The Golden Age 1770 - 1900
Please note: the gallery will be closed until on May 19 due to reconstruction
ARoS Aarhus Kunstmuseum's collection of paintings and sculptures from the 18th and 19th centuries is the largest in Denmark outside Copenhagen. This collection from the Danish “Golden Age” is one of the finest in the country. Founded in the mid-1800s and coeval with Denmark’s oldest museum, the collection is one we are still keen to expand with the aim of further enhancing its profile vis-à-vis the museum’s other collections.
Danish art before 1900
Danish art history begins with the founding of the Royal Danish Academy of Fine Arts in 1754. This is not tantamount to saying that there was no art in Denmark before that time. In Danish art collections, found in castles and churches there are artworks to be found that date back to the fourteenth century. But prior to the founding of the academy only foreign artists were capable of executing the commissions that came from the Crown and the Church. Hence, Danish art as such executed by Danish artists, became established only towards the end of the eighteenth century.
Over and above the years spent at the Academy in Copenhagen, full professional training as a painter and sculptor required further education abroad, especially in Italy or France. It was considered essential to acquire knowledge of classical art, and of the entire classical universe with its literary treasures. One of the first students to study at the Academy was the neo-classicist N.A. Abildgaard, who spent five years in Rome in the 1770s. These studies laid the foundation for his classical literary paintings. The entire career of the sculptor Bertel Thorvaldsen was spent in Rome and during the almost forty years of his residence there, he was a central figure for the large fraternity of Danish “Golden Age” artists who had also found their way to Italy.
The advent of “Golden Age” artists such as C.W. Eckersberg, Martinus Rørbye, Christen Købke, Johan Thomas Lundbye and P.C. Skovgaard marked a shift of focus. Hitherto, the purpose of art was to consolidate the Crown and the Church, which explains why its subject matter is exclusively historical, mythological or religious in nature.
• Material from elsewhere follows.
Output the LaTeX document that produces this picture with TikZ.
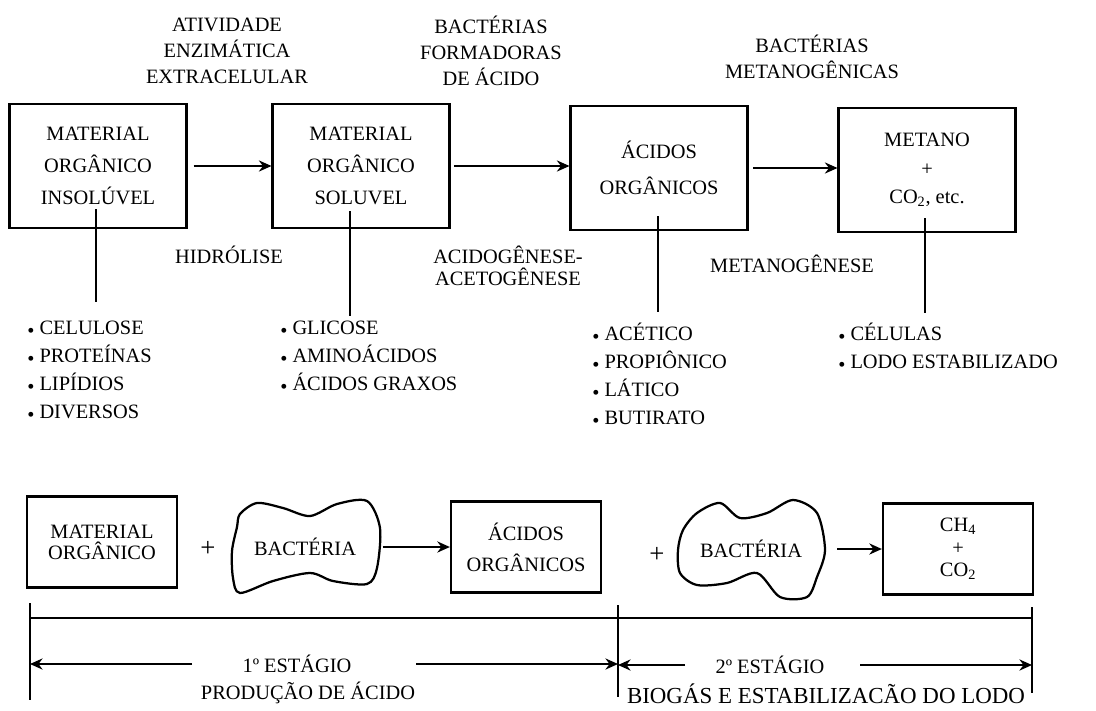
\documentclass[tikz,border=0pt]{standalone}
\usepackage{fontspec}
\setmainfont{Liberation Serif}
\usetikzlibrary{arrows.meta,positioning}
\newcommand\itm{\raisebox{-.15em}{\textbullet}\ }
\newcommand\fsz[1]{\fontsize{14.5}{#1}\selectfont}

\begin{document}
\begin{tikzpicture}[x=.025cm,y=-.025cm,font=\fsz{18.6pt},
box/.style={draw,line width=1.6pt,align=center,minimum width=4.42cm,minimum height=3.1cm,inner sep=2pt},
sbox/.style={draw,line width=1.6pt,align=center,minimum width=3.75cm,minimum height=2.28cm,inner sep=2pt},
bac/.style={minimum width=3.7cm,minimum height=2.3cm,inner sep=0pt},
blob/.style={line width=1.6pt,line join=round},
plus/.style={font=\fontsize{19}{20}\selectfont},
arr/.style={-{Stealth[length=9pt,width=8pt,inset=3pt]},line width=1.1pt},
stem/.style={line width=1.1pt},
item/.style={anchor=base west,inner sep=0pt}]
\path[use as bounding box,fill=white](0,0)rectangle(1096,710);

% upper chain
\node[align=center] (t1) at(227,51){ATIVIDADE\\ENZIMÁTICA\\EXTRACELULAR};
\node[align=center] (t2) at(491,51){BACTÉRIAS\\FORMADORAS\\DE ÁCIDO};
\node[align=center] (t3) at(812,57){BACTÉRIAS\\METANOGÊNICAS};
\node[box,font=\fsz{22.8pt}] (b1) at(98,166){MATERIAL\\ORGÂNICO\\INSOLÚVEL};
\node[box,font=\fsz{22.8pt}] (b2) at(361,166){MATERIAL\\ORGÂNICO\\SOLUVEL};
\node[box,font=\fsz{25.6pt}] (b3) at(659,168){ÁCIDOS\\ORGÂNICOS};
\node[box,font=\fsz{20.3pt}] (b4) at(927,170){METANO\\+\\CO\textsubscript{2}, etc.};
\draw[arr,shorten <=.15cm](b1.east)--(b1.east -| b2.west);
\draw[arr,shorten <=.08cm](b2.east)--(b2.east -| b3.west);
\draw[arr,shorten <=.12cm](b3.east)--(b3.east -| b4.west);
\node (h1) at(229,255){HIDRÓLISE};
\node[align=center,font=\fsz{15.8pt}] (h2) at(508,266){ACIDOGÊNESE-\\ACETOGÊNESE};
\node (h3) at(792,264){METANOGÊNESE};

% stems and lists
\coordinate (s1) at(96,302);
\coordinate (s2) at(350,316);
\coordinate (s3) at(658,312);
\coordinate (s4) at(925,313);
\foreach \b/\s/\h in {b1/s1/20,b2/s2/18,b3/s3/15,b4/s4/15}
  \draw[stem](\s |- \b.south)++(0,-\h)--(\s);
\foreach \t [count=\i from 0] in {CELULOSE,PROTEÍNAS,LIPÍDIOS,DIVERSOS}
  \node[item] (l1-\i) at(27,334+28.3*\i){\itm\t};
\foreach \t [count=\i from 0] in {GLICOSE,AMINOÁCIDOS,ÁCIDOS GRAXOS}
  \node[item] (l2-\i) at(280,334+28.3*\i){\itm\t};
\foreach \t [count=\i from 0] in {ACÉTICO,PROPIÔNICO,LÁTICO,BUTIRATO}
  \node[item] (l3-\i) at(592,340+28.3*\i){\itm\t};
\foreach \t [count=\i from 0] in {CÉLULAS,LODO ESTABILIZADO}
  \node[item] (l4-\i) at(838,340+28.3*\i){\itm\t};

% lower chain
\node[sbox,font=\fsz{15pt}] (m1) at(102,542){MATERIAL\\ORGÂNICO};
\node[plus] (p1) at(208,549){+};
\node[bac] (bac1) at(305,547){BACTÉRIA};
\draw[blob,shift={(bac1.center)}] plot[smooth cycle] coordinates{(-65,-33)(-48,-44)(-22,-39)(5,-31)(32,-43)(62,-46)(75,-19)(72,21)(62,37)(28,34)(5,26)(-32,34)(-65,46)(-72,31)(-73,4)(-68,-20)};
\node[sbox,font=\fsz{22pt}] (m2) at(526,547){ÁCIDOS\\ORGÂNICOS};
\node[plus] (p2) at(657,555){+};
\node[bac] (bac2) at(751,549){BACTÉRIA};
\draw[blob,shift={(bac2.center)}] plot[smooth cycle] coordinates{(-68,-19)(-54,-36)(-31,-46)(-11,-31)(16,-36)(42,-49)(66,-36)(74,1)(66,28)(56,48)(29,48)(6,24)(-24,34)(-54,36)(-71,24)(-73,1)};
\node[sbox,font=\fsz{16pt}] (m3) at(958,549){CH\textsubscript{4}\\+\\CO\textsubscript{2}};
\draw[arr,shorten <=.08cm](bac1.east)--(bac1.east -| m2.west);
\draw[arr,shorten <=.3cm](bac2.east)--(bac2.east -| m3.west);

% stages
\coordinate (v1) at(30,603);
\coordinate (v2) at(618,605);
\coordinate (v3) at(1032,607);
\draw[stem](v1)--++(0,97);
\draw[stem](v2)--++(0,92);
\draw[stem](v3)--++(0,86);
\draw[stem](v1 |- 0,618)--(v3 |- 0,618);
\node (e1) at(297,664){1º ESTÁGIO};
\node (e2) at(770,665){2º ESTÁGIO};
\node (f1) at(308,693){PRODUÇÃO DE ÁCIDO};
\node[font=\fontsize{16.3}{18}\selectfont] (f2) at(826,694){BIOGÁS E ESTABILIZACÃO DO LODO};
\draw[arr,shorten <=1.14cm](e1.west)--(v1 |- e1);
\draw[arr,shorten <=1.5cm](e1.east)--(v2 |- e1);
\draw[arr,shorten <=.64cm](e2.west)--(v2 |- e2);
\draw[arr,shorten <=.77cm](e2.east)--(v3 |- e2);
\end{tikzpicture}
\end{document}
At the beginning of the nineteenth century, Copenhagen’s middle class was progressively gaining more power and influence in society and art acquired new masters. While Jens Juel was painting portraits of the nobility, his son-in-law C.W. Eckersberg was doing the same for the middle classes. Grand historical themes were giving way to small genre paintings from Denmark and Italy as well as Danish landscapes, which resonated far better with middle class ideals of harmony. The keen contemporary interest in natural philosophy tended to incline art of the “Golden Age” somewhat more in the direction of realism.
Concurrent with the end of absolute monarchy and the founding of the national state around mid-century, a demand for art that related more closely to national themes was increasingly felt. The exotic Italian-inspired scenes of the "Golden Age" painters gave way to crowd pictures with subject matters drawn from Danish farming and fishing communities. To promote a sense of nationhood and to support the campaign run by the National Liberals for the adoption of Denmark’s first constitution, art was now created in ways that were quintessentially Danish. But in the absence of foreign influences, Danish art and culture gradually became increasingly provincial during this period.
The insulating effect of National Romanticism on Danish art was only broken in the 1870s when internationally oriented artists such as P.S. Krøyer travelled through Europe and into France and discovered that Naturalism was in the ascendance. The consciousness-raising and narrative pictures inspired by the National Liberals were now challenged by a new and altogether different conception of art that in its choice of subject matter abandoned rustic scenes and shifted the focus to the city and modern life. At the same time, experiments in painting techniques alongside open-air paintings, impressionistic capture of present moment in scenes it depicted were revolutionizing art.